Mr Gummer has already met with parish and town councils, and port officials, to agree a way forward and has outlined his proposals for stopping lorries overturning at the A14 junction in a letter to the councils.
Felixstowe Town Council will discuss the letter tonight , but bizarrely Trimley St Mary parish council refused to talk about it in public and decided it was a secret.
Mr Gummer said there was a unanimous view and a lot of frustration over the agency's plan for more white lines and signs, that it was "too little too late".
There is also anger that the port – which with the help of The Evening Star is putting together a warning leaflet for truckers – had had its offer to pay for flashing speed signs and cameras rejected.
"It is felt that the Highways Agency has been indifferent to their responsibilities, blaming unevenly loaded lorries as the main cause of accidents," said Mr Gummer.
"As we know of no other roundabout with such an accident record, we do not feel that the present position can continue.

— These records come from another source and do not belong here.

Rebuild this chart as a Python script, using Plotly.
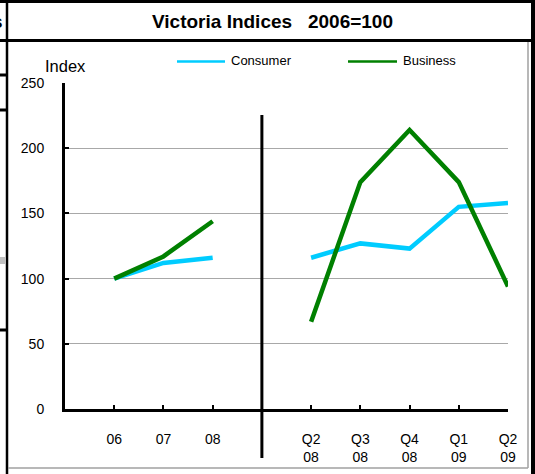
import plotly.graph_objects as go

# ---- data ----
categories = ["06", "07", "08", "", "Q2<br>08", "Q3<br>08", "Q4<br>08", "Q1<br>09", "Q2<br>09"]
annual_idx = [0, 1, 2]
quarter_idx = [4, 5, 6, 7, 8]
consumer_annual = [100, 112, 116]
business_annual = [100, 117, 144]
consumer_quarterly = [116, 127, 123, 155, 158]
business_quarterly = [67, 174, 214, 174, 94]
series_names = ["Consumer", "Business"]
series_colors = ["#00CCFF", "#008000"]
y_ticks = [0, 50, 100, 150, 200, 250]
title_text = "Victoria Indices\u00a0\u00a0\u00a02006=100"

W, H = 535, 474
L, R, T, B = 65, 508, 83, 409  # plot area in pixels
FONT = "Liberation Sans, Arial, sans-serif"


def px(x):
    return (x - L) / (R - L)


def py(y):
    return (B - y) / (B - T)


fig = go.Figure()
for name, color, a_vals, q_vals in zip(series_names, series_colors,
                                       [consumer_annual, business_annual],
                                       [consumer_quarterly, business_quarterly]):
    fig.add_trace(go.Scatter(x=annual_idx, y=a_vals, mode="lines", name=name,
                             line=dict(color=color, width=4.5), showlegend=False))
    fig.add_trace(go.Scatter(x=quarter_idx, y=q_vals, mode="lines", name=name,
                             line=dict(color=color, width=4.5), showlegend=False))

shapes = []
# divider line between annual and quarterly panels
shapes.append(dict(type="line", xref="x", yref="paper", x0=3, x1=3, y0=py(115), y1=py(458),
                   line=dict(color="black", width=3)))


def hline(y, x0, x1, color="black", width=3):
    shapes.append(dict(type="line", xref="paper", yref="paper", x0=px(x0), x1=px(x1),
                       y0=py(y), y1=py(y), line=dict(color=color, width=width)))


def vline(x, y0, y1, color="black", width=3):
    shapes.append(dict(type="line", xref="paper", yref="paper", x0=px(x), x1=px(x),
                       y0=py(y0), y1=py(y1), line=dict(color=color, width=width)))


# frame
hline(1.5, 0, 535)
hline(40.5, 0, 535)
vline(7, 0, 474, width=2.5)
vline(533, 0, 474, width=4)
vline(528, 42, 468, color="#a0a0a0", width=1.5)
hline(468, 8, 528, color="#a0a0a0", width=1.5)
# fragments of neighbouring content at the far left
for yy in [75, 110, 330]:
    hline(yy, 0, 7)
shapes.append(dict(type="rect", xref="paper", yref="paper", x0=px(0), x1=px(5),
                   y0=py(257), y1=py(264), line=dict(width=0), fillcolor="#c0c0c0"))

# legend swatches
legend_lines = [(177, 225), (348, 397)]
for (x0, x1), color in zip(legend_lines, series_colors):
    shapes.append(dict(type="line", xref="paper", yref="paper", x0=px(x0), x1=px(x1),
                       y0=py(61.5), y1=py(61.5), line=dict(color=color, width=2.5)))

annotations = []
annotations.append(dict(text="<b>" + title_text + "</b>", xref="paper", yref="paper",
                        x=px(272), y=py(22), xanchor="center", yanchor="middle",
                        showarrow=False, font=dict(family=FONT, size=19, color="black")))
annotations.append(dict(text="<b>s</b>", xref="paper", yref="paper",
                        x=px(5), y=py(22), xanchor="right", yanchor="middle",
                        showarrow=False, font=dict(family=FONT, size=19, color="black")))
annotations.append(dict(text="Index", xref="paper", yref="paper",
                        x=px(43), y=py(66), xanchor="left", yanchor="middle",
                        showarrow=False, font=dict(family=FONT, size=16.5, color="black")))
for (x0, x1), name in zip(legend_lines, series_names):
    annotations.append(dict(text=name, xref="paper", yref="paper",
                            x=px(x1 + 4), y=py(61), xanchor="left", yanchor="middle",
                            showarrow=False, font=dict(family=FONT, size=13, color="black")))

fig.update_layout(
    width=W, height=H,
    margin=dict(l=L, r=W - R, t=T, b=H - B, pad=0, autoexpand=False),
    paper_bgcolor="white", plot_bgcolor="white",
    showlegend=False,
    shapes=shapes, annotations=annotations,
    font=dict(family=FONT, size=14, color="black"),
)
fig.update_xaxes(range=[-1, 8], tickmode="array", tickvals=list(range(len(categories))),
                 ticktext=categories, showgrid=False, zeroline=False, automargin=False,
                 showline=True, linecolor="black", linewidth=3,
                 ticks="inside", ticklen=4, tickwidth=2, tickcolor="black",
                 ticklabelstandoff=15, tickfont=dict(family=FONT, size=14))
fig.update_yaxes(range=[0, 250], tickmode="array", tickvals=y_ticks,
                 showgrid=True, gridcolor="#a8a8a8", gridwidth=1, zeroline=False, automargin=False,
                 showline=True, linecolor="black", linewidth=3,
                 ticks="inside", ticklen=4, tickwidth=2, tickcolor="black",
                 ticklabelstandoff=15, tickfont=dict(family=FONT, size=14))

fig.write_html("out.html", config={"displayModeBar": False},
               post_script="document.body.style.margin='0';document.body.style.padding='0';")
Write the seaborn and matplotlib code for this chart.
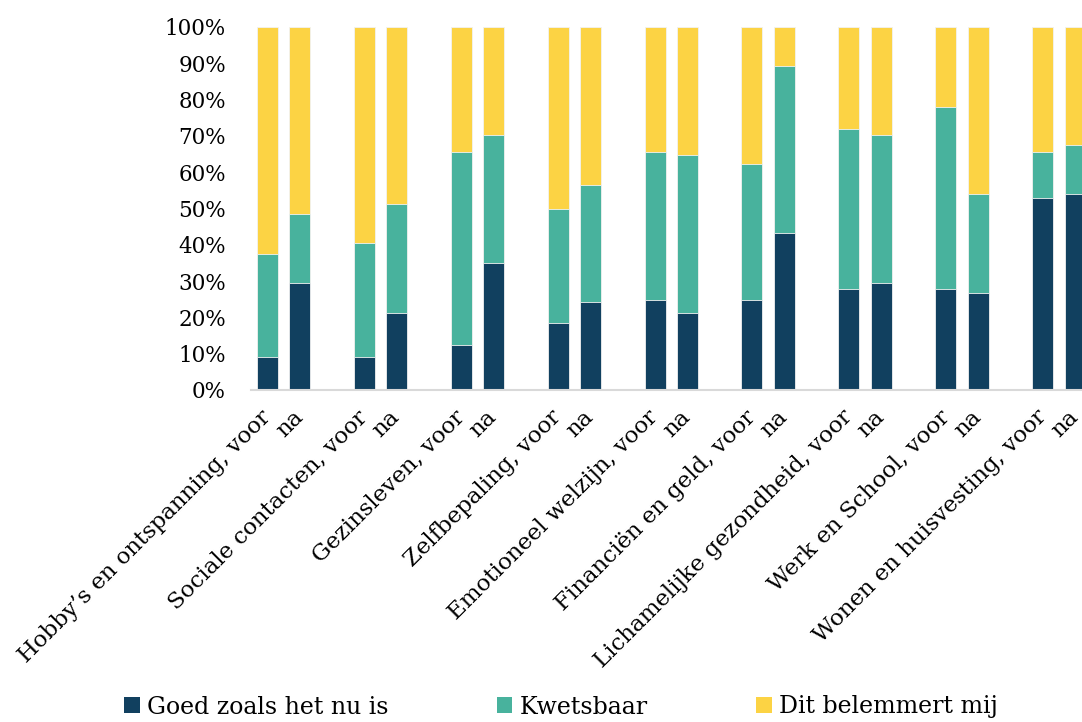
import numpy as np
import pandas as pd
import matplotlib
matplotlib.use("Agg")
import matplotlib.pyplot as plt
from matplotlib.patches import Patch
import seaborn as sns

# ---- data (percent) ----
groups = ["Hobby’s en ontspanning", "Sociale contacten", "Gezinsleven", "Zelfbepaling",
          "Emotioneel welzijn", "Financiën en geld", "Lichamelijke gezondheid",
          "Werk en School", "Wonen en huisvesting"]
moments = ["voor", "na"]
# per bar, in order: group1 voor, group1 na, group2 voor, ...
goed = [9.2, 29.5, 9.2, 21.3, 12.3, 34.9, 18.5, 24.1, 24.9, 21.3,
        24.9, 43.1, 27.9, 29.5, 27.9, 26.8, 52.9, 53.9]
kwetsbaar = [28.1, 19.0, 31.3, 30.0, 53.2, 35.2, 31.3, 32.4, 40.6, 43.5,
             37.4, 46.1, 44.0, 40.6, 50.1, 27.2, 12.6, 13.5]
belemmert = [62.7, 51.5, 59.5, 48.7, 34.5, 29.9, 50.2, 43.5, 34.5, 35.2,
             37.7, 10.8, 28.1, 29.9, 22.0, 46.0, 34.5, 32.6]
series_names = ["Goed zoals het nu is", "Kwetsbaar", "Dit belemmert mij"]
colors = ["#11405F", "#48B29D", "#FCD344"]

# ---- build frame ----
pos, labels = [], []
for gi, g in enumerate(groups):
    for mi, m in enumerate(moments):
        pos.append(3 * gi + mi)
        labels.append(f"{g}, {m}" if m == "voor" else m)
df = pd.DataFrame({"pos": pos, "goed": goed, "kwetsbaar": kwetsbaar, "belemmert": belemmert})
df["c1"] = df["goed"]
df["c2"] = df["goed"] + df["kwetsbaar"]
df["c3"] = df["c2"] + df["belemmert"]

sns.set_theme(style="white")
plt.rcParams["font.family"] = ["DejaVu Serif"]
plt.rcParams["text.color"] = "black"
plt.rcParams["xtick.color"] = "black"
plt.rcParams["ytick.color"] = "black"

fig = plt.figure(figsize=(10.82, 7.22), dpi=100)
ax = fig.add_axes([251 / 1082, 1 - 390 / 722, 1 - 251 / 1082, (390 - 26.7) / 722])

for col, c in zip(["c3", "c2", "c1"], [colors[2], colors[1], colors[0]]):
    sns.barplot(data=df, x="pos", y=col, native_scale=True, color=c, width=0.65,
                saturation=1, edgecolor="#f2f2f2", linewidth=0.6, ax=ax, errorbar=None)

ax.set_xlim(-0.5, 25.21)
ax.set_ylim(0, 100)
ax.set_yticks(np.arange(0, 101, 10))
ax.set_yticklabels([f"{v}%" for v in range(0, 101, 10)], fontsize=15.5, color="black")
ax.set_xticks(pos)
ax.set_xticklabels(labels, rotation=45, ha="right", va="center", rotation_mode="anchor",
                   fontsize=16.5, color="black")
ax.tick_params(axis="y", length=0, pad=18)
ax.tick_params(axis="x", length=0, pad=17)
ax.set_xlabel("")
ax.set_ylabel("")
for s in ["left", "right", "top"]:
    ax.spines[s].set_visible(False)
ax.spines["bottom"].set_color("#d9d9d9")
ax.spines["bottom"].set_linewidth(1.5)

handles = [Patch(facecolor=c, edgecolor="none") for c in colors]
fig.legend(handles, series_names, loc="center", bbox_to_anchor=(561 / 1082, 1 - 707 / 722),
           ncol=3, frameon=False, fontsize=17, columnspacing=4.6, handletextpad=0.3,
           handlelength=0.65, handleheight=0.65)

fig.savefig("out.png", dpi=100)
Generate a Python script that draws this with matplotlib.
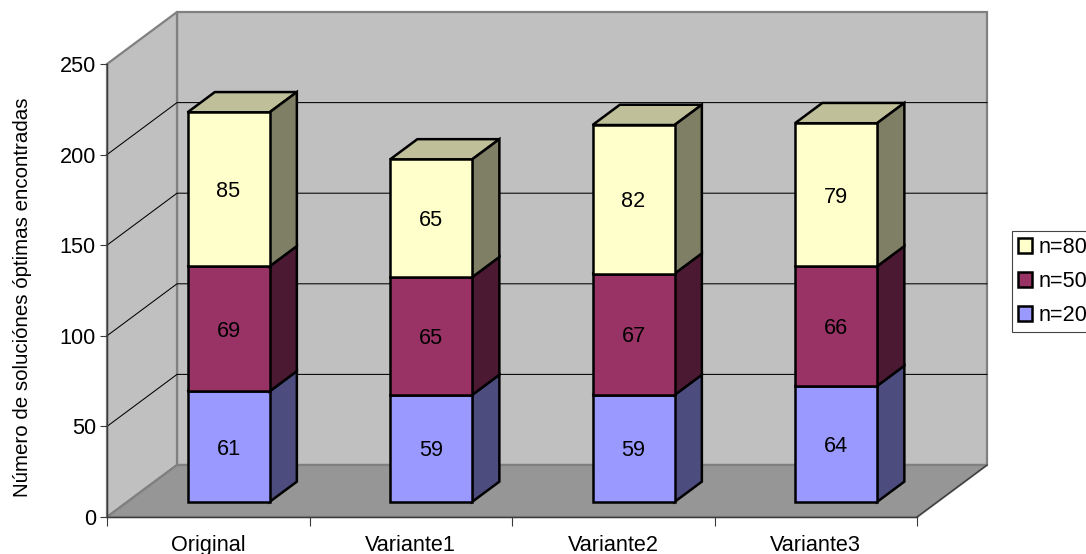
import matplotlib
matplotlib.use("Agg")
import matplotlib.pyplot as plt
from matplotlib.patches import Polygon, Patch

plt.rcParams['font.family'] = ['Liberation Sans', 'DejaVu Sans']

# Chart data
categories = ['Original', 'Variante1', 'Variante2', 'Variante3']
n20 = [61, 59, 59, 64]
n50 = [69, 65, 67, 66]
n80 = [85, 65, 82, 79]
series_names = ['n=20', 'n=50', 'n=80']
y_ticks = [0, 50, 100, 150, 200, 250]
y_label = 'Número de soluciónes óptimas encontradas'

# Face, top and side colours for each series
faces = ['#9999FF', '#993366', '#FFFFCC']
tops = ['#7373BF', '#73264D', '#BFBF99']
sides = ['#4C4C7F', '#4C1933', '#7F7F66']

FONT = 15.6
W, H = 1086, 554
LEFT, RIGHT, TOP, BOTTOM = 107, 917, 64, 517

fig = plt.figure(figsize=(W / 100, H / 100), dpi=100)
ax = fig.add_axes([LEFT / W, (H - BOTTOM) / H, (RIGHT - LEFT) / W, (BOTTOM - TOP) / H])
ax.set_xlim(-0.5, 3.5)
ax.set_ylim(0, 250)
ax.patch.set_visible(False)

# Oblique projection: full depth moves 70 px right and 52 px up
DX = 70 / ((RIGHT - LEFT) / 4)
DY = 52 / ((BOTTOM - TOP) / 250)


def proj(x, y, d):
    return (x + d * DX, y + d * DY)


def poly(points, face, edge='none', lw=0, z=1):
    ax.add_patch(Polygon(points, closed=True, facecolor=face, edgecolor=edge,
                         linewidth=lw, zorder=z, clip_on=False, joinstyle='miter'))


x0, x1 = -0.5, 3.5
y0, y1 = 0, 250
GREY = '#808080'

# Walls and floor
poly([proj(x0, y0, 1), proj(x1, y0, 1), proj(x1, y1, 1), proj(x0, y1, 1)], '#C0C0C0', GREY, 1.6)
poly([proj(x0, y0, 0), proj(x0, y0, 1), proj(x0, y1, 1), proj(x0, y1, 0)], '#C0C0C0', GREY, 1.6)
poly([proj(x0, y0, 0), proj(x1, y0, 0), proj(x1, y0, 1), proj(x0, y0, 1)], '#969696', GREY, 1.6)

# Floor edge on the right is thin and dark
ax.plot(*zip(proj(x1, y0, 0), proj(x1, y0, 1)), color='#333333', lw=0.8, zorder=1.5, clip_on=False)

# Gridlines along side wall and back wall
for tick in y_ticks[1:-1]:
    pts = [proj(x0, tick, 0), proj(x0, tick, 1), proj(x1, tick, 1)]
    ax.plot(*zip(*pts), color='black', lw=0.75, zorder=1.5, clip_on=False)

# Stacked 3D bars
HALF = 0.2025
D_FRONT, D_BACK = 0.29, 0.68
for i in range(len(categories)):
    base = 0
    stack = [n20[i], n50[i], n80[i]]
    for s, val in enumerate(stack):
        top = base + val
        a, b = i - HALF, i + HALF
        # shift the whole box from the front plane onto its depth slot
        poly([proj(a, top, D_FRONT), proj(b, top, D_FRONT), proj(b, top, D_BACK), proj(a, top, D_BACK)],
             tops[s], 'black', 1.8, 3)
        poly([proj(b, base, D_FRONT), proj(b, base, D_BACK), proj(b, top, D_BACK), proj(b, top, D_FRONT)],
             sides[s], 'black', 1.8, 3)
        poly([proj(a, base, D_FRONT), proj(b, base, D_FRONT), proj(b, top, D_FRONT), proj(a, top, D_FRONT)],
             faces[s], 'black', 1.8, 3)
        cx, cy = proj(i, base + val / 2, D_FRONT)
        ax.text(cx, cy, str(val), ha='center', va='center_baseline', fontsize=FONT, color='black', zorder=4)
        base = top

# Axes: boundary ticks along the bottom, category names in between
for name in ['top', 'right']:
    ax.spines[name].set_visible(False)
for name in ['left', 'bottom']:
    ax.spines[name].set_linewidth(1.0)
    ax.spines[name].set_color('#3a3a3a')
ax.set_yticks(y_ticks)
ax.tick_params(axis='y', length=5, width=0.8, pad=3, labelsize=FONT, color='#3a3a3a')
ax.set_xticks([-0.5, 0.5, 1.5, 2.5, 3.5])
ax.set_xticklabels([])
ax.set_xticks(range(len(categories)), labels=categories, minor=True)
ax.tick_params(axis='x', which='major', length=6.5, width=0.8, color='#3a3a3a')
ax.tick_params(axis='x', which='minor', length=0, pad=13, labelsize=FONT)
ax.set_ylabel(y_label, fontsize=14.8, va='center')
ax.yaxis.set_label_coords(-84 / (RIGHT - LEFT), (BOTTOM - 297) / (BOTTOM - TOP), transform=ax.transAxes)

# Legend runs in reverse stacking order and is cut by the canvas edge
handles = [Patch(facecolor=faces[s], edgecolor='black', linewidth=1.8, label=series_names[s]) for s in (2, 1, 0)]
leg = fig.legend(handles=handles, loc='upper left', bbox_to_anchor=(1012 / W, 1 - 231 / H),
                 bbox_transform=fig.transFigure, fontsize=FONT, frameon=True, fancybox=False,
                 edgecolor='#444444', framealpha=1, handlelength=0.64, handleheight=0.64,
                 handletextpad=0.3, labelspacing=0.6, borderpad=0.28, borderaxespad=0)
leg.get_frame().set_linewidth(0.8)

fig.savefig('out.png', dpi=100)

"Overturning lorries, for whatever reason, appear set to continue and it seems sensible to keep lorries to the outside lane of the roundabout – any overturning lorries would fall the verge reducing the danger to fellow road users.
"While accepting on the grounds of cost that this outdated roundabout is unlikely to be replaced in the near future, we would like to see considered ways to separate local and dock bound traffic."
There have been 19 accidents in six years of lorries rolling over or shedding their loads at the A14 junction.
In the worst motorist Martin O'Sullivan was killed when a lorry toppled and crushed his BMW in the inside lane. A stark wooden cross marks the point.
The Highways Agency insists there is no problem with the roundabout and the crashes are down to driver error, faulty vehicles and poor loading.